"We should go to a din Torah," I said, "to learn how the Torah wants us to resolve our conflict"
Shoftim v’shotrim….
True story from some several years ago.
I am sitting in the back seat of a cab in Yerushalayim, as a colleague and I go recruiting for a yeshivah we are involved with. The monit driver is an elderly Israeli Jew, the type of fellow who cannot understand a blatt Gemara but who has never missed a minyan in his life… and in front of whom you would not even dare think about schmoozing in shul.
We arrive at our next hunting grounds — an American yeshivah with a bountiful crop of bochurim on the way back to the US — just the profile we are looking for. I am sitting on the street side of the car, and after paying the driver, I swing the car door open, when suddenly…
Crash! A full-size tour bus slams into the car door and yanks it forward.

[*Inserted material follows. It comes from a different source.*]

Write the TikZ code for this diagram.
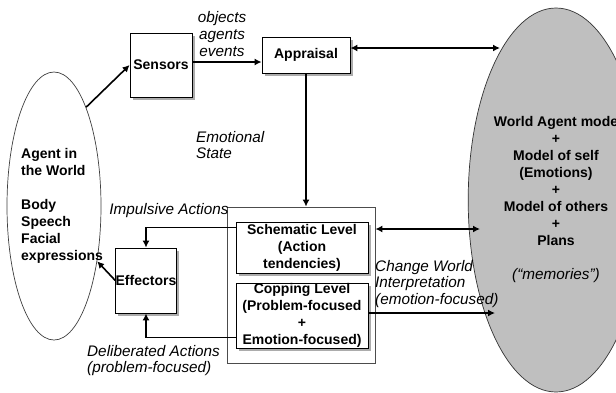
\documentclass[tikz,border=0pt]{standalone}
\usepackage{fontspec}
\setmainfont{Liberation Sans}
\usetikzlibrary{shapes.geometric,shadows,arrows.meta,calc}
\begin{document}
\begin{tikzpicture}[x=1pt,y=-1pt,
  arr/.style={line width=1.6pt,-{Latex[length=7pt,width=7pt]}},
  darr/.style={line width=1.6pt,{Latex[length=7pt,width=7pt]}-{Latex[length=7pt,width=7pt]}},
  txt/.style={font=\bfseries\fontsize{14}{17}\selectfont,inner sep=0pt},
  lbl/.style={font=\itshape\fontsize{15.3}{16.8}\selectfont,inner sep=0pt},
  box/.style={txt,draw=black,line width=0.8pt,fill=white,align=center,
    drop shadow={shadow xshift=2.5pt,shadow yshift=-2.5pt,fill=gray!65,opacity=1}}]
\useasboundingbox (0,0) rectangle (616,392);
\fill[white] (0,0) rectangle (616,392);
% ellipses
\node[ellipse,draw=gray!50!black,line width=0.7pt,fill=white,minimum width=94pt,minimum height=268pt,inner sep=0pt] (agent) at (54,206) {};
\node[txt,align=left,anchor=west] (agenttext) at (21,206) {Agent in\\the World\\[17pt]Body\\Speech\\Facial\\expressions};
\node[ellipse,draw=gray!40!black,line width=0.7pt,fill=gray!50,minimum width=140pt,minimum height=384pt,inner sep=0pt,txt,align=center] (world) at (556,200)
  {World Agent mode\\+\\Model of self\\(Emotions)\\+\\Model of others\\+\\Plans\\[17pt]{\mdseries\itshape\fontsize{15.3}{17}\selectfont(“memories”)}};
% boxes
\node[box,minimum width=62pt,minimum height=64pt] (sensors) at (161,65) {Sensors};
\node[box,minimum width=88pt,minimum height=36pt] (appraisal) at (306,55) {Appraisal};
\node[box,minimum width=60pt,minimum height=65pt] (effectors) at (146,280.5) {Effectors};
\node[draw=gray!60!black,line width=0.8pt,fill=white,minimum width=148pt,minimum height=156pt,inner sep=0pt] (level) at (301,285) {};
\node[box,minimum width=132pt,minimum height=51pt] (schematic) at (302,247.5) {Schematic Level\\(Action\\tendencies)};
\node[box,minimum width=132pt,minimum height=65pt] (copping) at (302,315.5) {Copping Level\\(Problem-focused\\+\\Emotion-focused)};
% labels
\node[lbl,align=center] (objl) at (222,34) {objects\\agents\\events};
\node[lbl,align=left,anchor=west] (emol) at (196,145) {Emotional\\State};
\node[lbl] (impl) at (169,211) {Impulsive Actions};
\node[lbl,align=left,anchor=west] (delib) at (87,360.5) {Deliberated Actions\\(problem-focused)};
\node[lbl,align=left,anchor=west] (chg) at (375,284) {Change World\\Interpretation\\(emotion-focused)};
% connectors
\coordinate (wm1) at (500,48);
\coordinate (wm2) at (480,229);
\coordinate (wm3) at (495,313);
\draw[arr] (agent.72) -- (sensors.west);
\draw[arr] ([yshift=3pt]sensors.east) -- ([yshift=3pt]sensors.east -| appraisal.west);
\draw[darr] (appraisal.east |- wm1) -- (wm1);
\draw[arr] (appraisal.south) -- (appraisal.south |- level.north);
\draw[darr] (level.east |- wm2) -- (wm2);
\draw[arr] (copping.east |- wm3) -- (wm3);
\draw[arr] ($(schematic.north west)+(0,6)$) -| (effectors.north);
\draw[arr] ($(copping.south west)+(0,-11)$) -| (effectors.south);
\draw[arr] (effectors.west) -- (agent.-52);
\end{tikzpicture}
\end{document}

Serious damage to the car door and Israeli-style havoc ensue, with everyone yelling in rapid-fire Ivrit, of which I cannot understand a word.
It turns out that the tour bus that hit the car door was in fact a tender from the Mir taking the yungeleit home after first seder, and it was driven by a Mirrer yungerman. So after the dust settles, I take stock of the litigants — myself, a kollel bus driver, and an erlicher taxi driver — and declare, “Great. We have a din Torah.”